Since the integral is intractable, we must find ways to approximate it. We will delve into the inner workings of NONMEM and Monolix:
- FO and FOCE: What kind of compromise is it to force a non-linear model to look linear (Taylor expansion)?
- Laplace: How does a second-order approximation improve accuracy?
- EM Algorithm: Why is it a “dance” between Expectation and Maximization? How does it solve the problem through the lens of “filling in missing data”?
- MCMC and SAEM: When computers are fast enough, we can stop relying on approximate formulas and directly simulate the integral through random sampling.
Module 5: Evaluation and Philosophy (Blogs 11–15)
The model run is finished. Can we trust the results?
Finally, we will discuss the world after the model converges:
- Shrinkage: Why does high Shrinkage cause EBEs to mislead our diagnostic plots?
- EBEs (Empirical Bayes Estimates): What does “Bayesian estimation” actually mean in this context?
- Model Selection: How to choose between non-nested models using AIC and BIC.
- The Sandwich Estimator: Your safety net when distributional assumptions aren’t quite right.
- Mu-Referencing: Not just a coding trick, but mathematical wisdom to accelerate algorithms.
Advice for Readers
- Don’t be scared off by formulas.
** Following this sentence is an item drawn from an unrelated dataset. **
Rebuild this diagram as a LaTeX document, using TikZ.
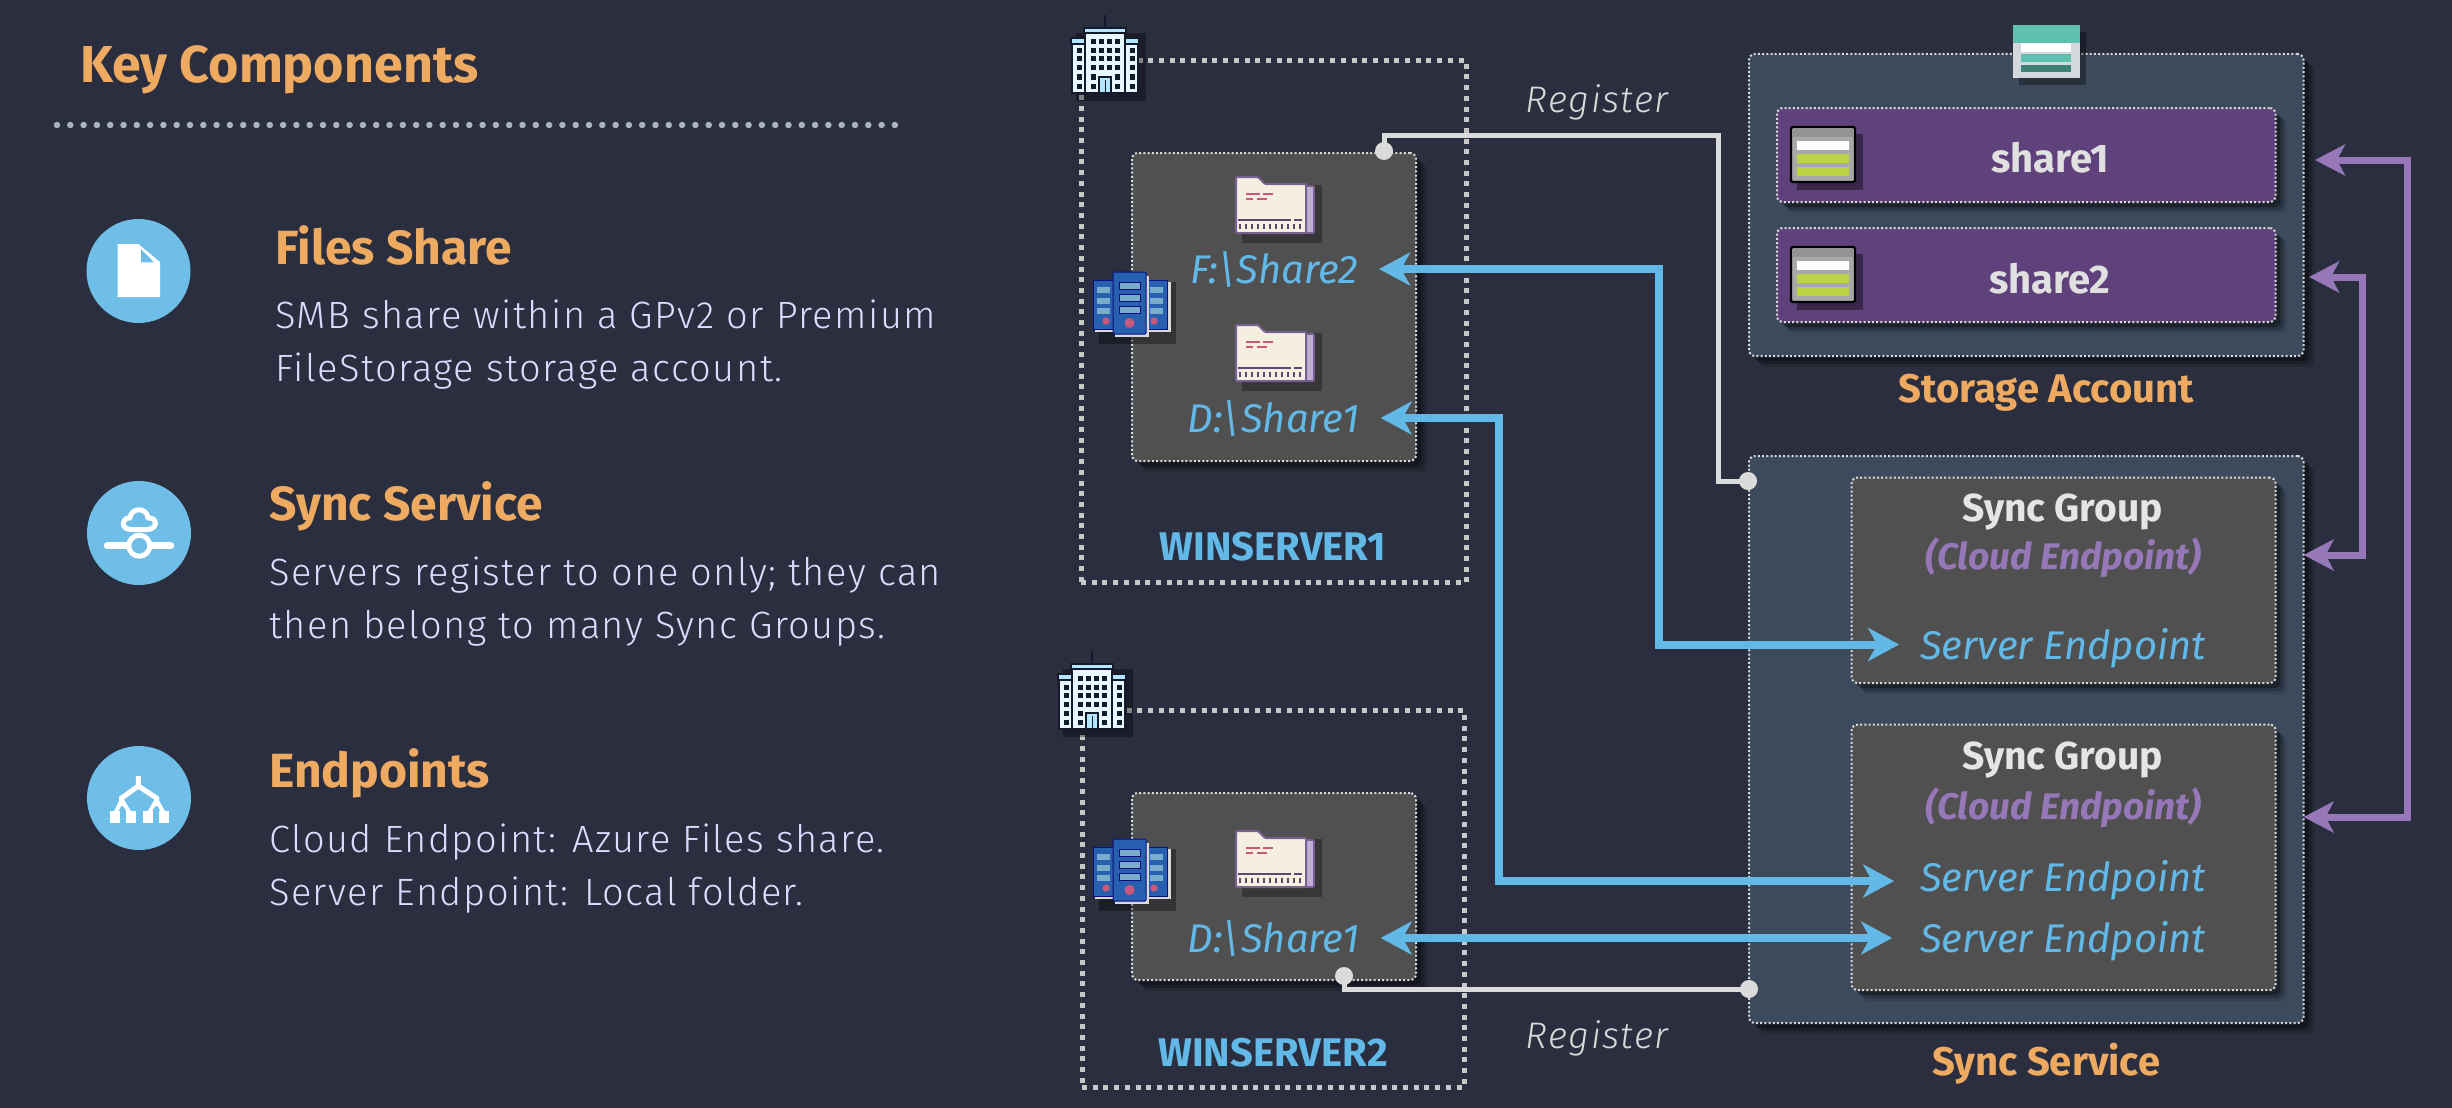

Adrian’s strength lies in explaining mathematics in English. I will strive to preserve this style, using intuition to understand the physical meaning behind the formulas. That said, a basic comfort with algebra and the idea of functions (e.g., $f(x)$) will help.
- Distinguish between two worlds. While reading, constantly remind yourself to separate the “Real World (the unknown true value $\theta$)” from the “Model World (the estimated value $\hat{\theta}$).” This distinction is easy to state but surprisingly easy to forget mid-analysis.
- Engage and think. At the end of each post, I will include thought-provoking questions from the original course. For example: “Why is the Objective Function Value (OFV) reported by NONMEM sometimes negative?”
Ready? Let us begin this statistical expedition from “Sample” to “Population.”
Note: This blog series is primarily based on the lecture recordings and slides of Adrian Dunne. It is intended as shared study notes. If there are any misunderstandings, please refer to the original course material.